SAN JOSE, Calif. - Japan's Renesas Electronics Corp. continues to cut costs.
As part of the plan, the company has consolidated its fab in Kochi, Japan. It has also started leasing part of the manufacturing space within that facility to Sumitomo Electric Industries Ltd.
''Renesas Electronics has been increasing its manufacturing efficiency at the Kochi Factory by improving the manufacturing capability of the first-floor line through miniaturization of the chip size and streamlining of the manufacturing equipment, and by consolidating into the first-floor lines the production of products that had been fabricated on the second-floor lines,'' according to Renesas (Tokyo).
''After a thorough evaluation of the most effective use of the remaining manufacturing resources, Renesas Electronics has reached an agreement with Sumitomo Electric Industries to transfer part of the plant’s equipment and to lease part of the available space,'' according to Renesas.
As part of its strategy related to the merger between Renesas Technology Corp. and NEC Electronics Corp. in April 2010, Renesas Electronics has been ''promoting organizational reforms'' to strengthen its business structure.
On July 29, 2010, Renesas Electronics announced the results of its “100-Day Project” and introduced its three-pronged business strategy including formulation of growth strategies, realization of merger synergies, and implementation of structural reforms.
Renesas in July said it plans to cut nearly 10 percent of its workforce, or about 4,000 jobs, by the end of 2010. It is also moving towards a fab-lite strategy. It will use foundries for devices at 28-nm and below. And it will no longer invest in new fabs.
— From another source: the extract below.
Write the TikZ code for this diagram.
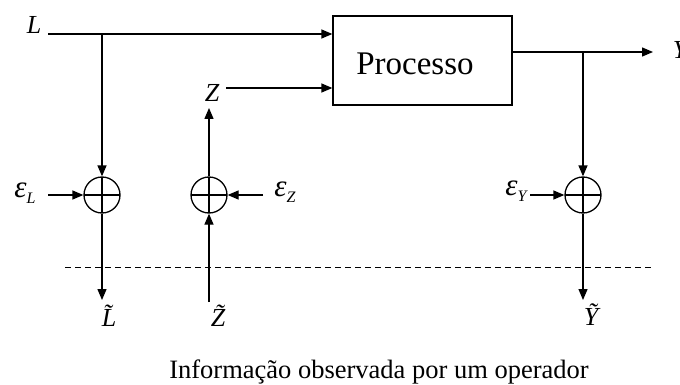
\documentclass[tikz,border=0pt]{standalone}
\usepackage{fontspec}
\setmainfont{Liberation Serif}
\usetikzlibrary{arrows.meta}

\newcommand{\sbx}[1]{\raisebox{-0.45ex}{\fontsize{16}{16}\selectfont #1}}

\begin{document}
\begin{tikzpicture}[x=1pt,y=-1pt,line width=1.3pt,
  arr/.style={-{Triangle[length=11pt,width=9pt]}},
  somador/.style={draw,circle,inner sep=0pt,minimum size=36pt,
    path picture={\draw (path picture bounding box.north) -- (path picture bounding box.south)
      (path picture bounding box.west) -- (path picture bounding box.east);}},
  rot/.style={font=\fontsize{26}{26}\selectfont\itshape,inner sep=0pt},
  ruido/.style={font=\fontsize{31}{31}\selectfont\itshape,inner sep=0pt}]
\useasboundingbox (0,0) rectangle (680,385);

\node[draw,minimum width=179pt,minimum height=89pt] (proc) at (422.5,60.5) {};
\node[font=\fontsize{33}{33}\selectfont,inner sep=0pt] (proctxt) at (415,64) {Processo};

% Inputs
\node[rot] (L) at (34,25) {L}; % L label
\coordinate (Lin) at (48,34);
\coordinate (Lb) at (102,34);
\draw[arr] (Lin) -- (Lin -| proc.west);
\node[rot] (Z) at (212,93) {Z}; % Z label
\coordinate (Zout) at (226,88);
\coordinate (Ztip) at (209,108);
\draw[arr] (Zout) -- (Zout -| proc.west);

% Output
\coordinate (Yend) at (653,52);
\coordinate (Yb) at (583,52);
\draw[arr] (Yend -| proc.east) -- (Yend);
\node[rot] (Y) at (680,50) {Y}; % Y label

% Sums
\node[somador] (sL) at (102,195) {};
\node[somador] (sZ) at (209,195) {};
\node[somador] (sY) at (583,195) {};
\draw[arr] (Lb) -- (sL);
\draw[arr] (Yb) -- (sY);
\draw[arr] (sZ) -- (Ztip);

% Noise
\node[ruido] (eL) at (25,193) {ε\sbx{L}}; % eps_L label
\node[ruido] (eZ) at (285,192) {ε\sbx{Z}}; % eps_Z label
\node[ruido] (eY) at (516,191) {ε\sbx{Y}}; % eps_Y label
\coordinate (eLa) at (48,195);
\coordinate (eZa) at (263,195);
\coordinate (eYa) at (530,195);
\draw[arr] (eLa) -- (sL);
\draw[arr] (eZa) -- (sZ);
\draw[arr] (eYa) -- (sY);

% Observed
\coordinate (Lt) at (102,300);
\coordinate (Zt) at (209,302);
\coordinate (Yt) at (583,300);
\draw[arr] (sL) -- (Lt);
\draw[arr] (Zt) -- (sZ);
\draw[arr] (sY) -- (Yt);
\node[rot] (Lo) at (109,316) {\~L}; % L tilde
\node[rot] (Zo) at (218,316) {\~Z}; % Z tilde
\node[rot] (Yo) at (591,315) {\~Y}; % Y tilde

\coordinate (d1) at (65,267);
\coordinate (d2) at (653,267);
\draw[line width=1pt,dash pattern=on 6pt off 4pt] (d1) -- (d2);
\node[font=\fontsize{26.5}{26.5}\selectfont] (cap) at (379,372) {Informação observada por um operador};

\end{tikzpicture}
\end{document}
Renesas plans to use outside foundries--such as GlobalFoundries Inc. and TSMC--on all of its 28-nm and smaller geometry semiconductor products. In line with this change, the company has positioned the 300-mm wafer lines at Naka plant and Renesas Electronics Yamagata Semiconductor’s Tsuruoka plant as manufacturing facilities for the company’s basic products, especially for systems-on-chips (SoCs) up to 40-nm.
In October, loss-ridden Renesas lowered its forecast and announced an early retirement program for its employees in Japan. As part of the plan, Renesas decided to spinoff its mobile chip unit into a new and consolidated subsidiary, Renesas Mobile Corp., effective Dec. 1, 2010.
Separately, Renesas this week announced its plan to establish a new overseas procurement office within its sales subsidiary in China, Renesas Electronics (Shanghai) Co. Ltd., to promote globalization of the material procurement structure to address the company's aim of expanding in its global business. The new structure will be Renesas Electronics' second overseas procurement office adding to the one in Taiwan, and is scheduled to start operations on April 1, 2011.
On the product front, Renesas recently announced the availability of its ultralow-noise heterojunction field effect transistor (FET) product, the NE3520S03, that features the industry-leading low noise characteristics for satellite broadcast reception applications.
The company recently introduced 32 new N-channel power metal-oxide-semiconductor field-effect transistors (MOSFETs) with voltage tolerances of 40 and 55 volts (V). The new power MOSFETs include the NP75N04YUK device featuring a compact HSON package with one-half the mounting area of the existing TO-252 package and the capability to handle current flows up to 75 amperes (A).
It recently announced the availability of a family of 576-megabit (Mb) low-latency DRAM products (µPD48576109, µPD48576118, µPD48576209, µPD48576218, and µPD48576236) for network equipment.
The new Renesas recently outlined its microcontroller (MCU) roadmap, disclosing that it plans to blanket the market with a plethora of products based on its new architecture.